Excitement at the Jiu Jitsu Randori Nationals
Simona Sulikova is studying for a DPhil in Geography and the Environment. She is a member of the Oxford University Jui Jitsu Club and took part in the Randori Nationals in Northampton, on the weekend of 23rd – 24th February 2019.
In Japanese Jiu Jitsu, we are very friendly – you have to be, if you end up punching each other on an almost daily basis. Every year, most clubs from the UK swarm upon Northampton for the Randori Nationals – a jitsu competition with two components, ne-waza (ground fighting) and tachi-waza (standing techniques), as well as two days of training taught by the most experienced senseis. It’s also a great opportunity to see old friends and go out, something we all regret doing on Sunday morning.

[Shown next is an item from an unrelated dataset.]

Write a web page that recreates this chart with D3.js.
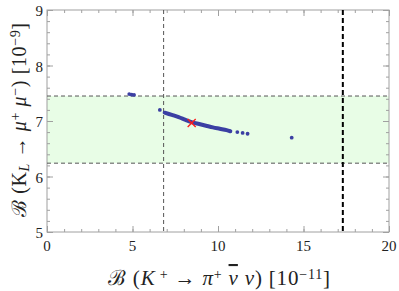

Fifteen members of the University of Oxford team went; ten of us were entered into the competitions, and we left with five medals! Personally, I was competing in the yellow belt women’s 43-55kg category. Having won all of my fights on the first day, I was in the finals on the second day. Whenever I watch the fights happening just before it is my go, I can feel the adrenaline rise, the voice in my head thinking “oh that is such a fast, aggressive fight! Am I like that? Surely not?” Then my name is called out, I take my belt off and put a red one on; my opponent, a sweet girl with ginger hair from Liverpool University, puts a white belt on (this helps the judge distinguish between us if multiple rounds happen). We sit back to back, legs straight, hands on knees. The referee calls the start, we turn around and try to grab a good hold of each other. I would smile when I realise I’m stronger than her, except I don’t have the time. The next moment, I’ve tackled her to the ground, my arm beneath her shoulders, in kesa gatame – a scarf hold. She manages to hold one of my legs in something called half-guard, so we struggle for a moment until I free myself, and then pin her down for 15 seconds. The whole fight is over in less than a minute.
I’m leaving with several bruises, but a large smile on my face and a gold medal in my pocket. A great weekend.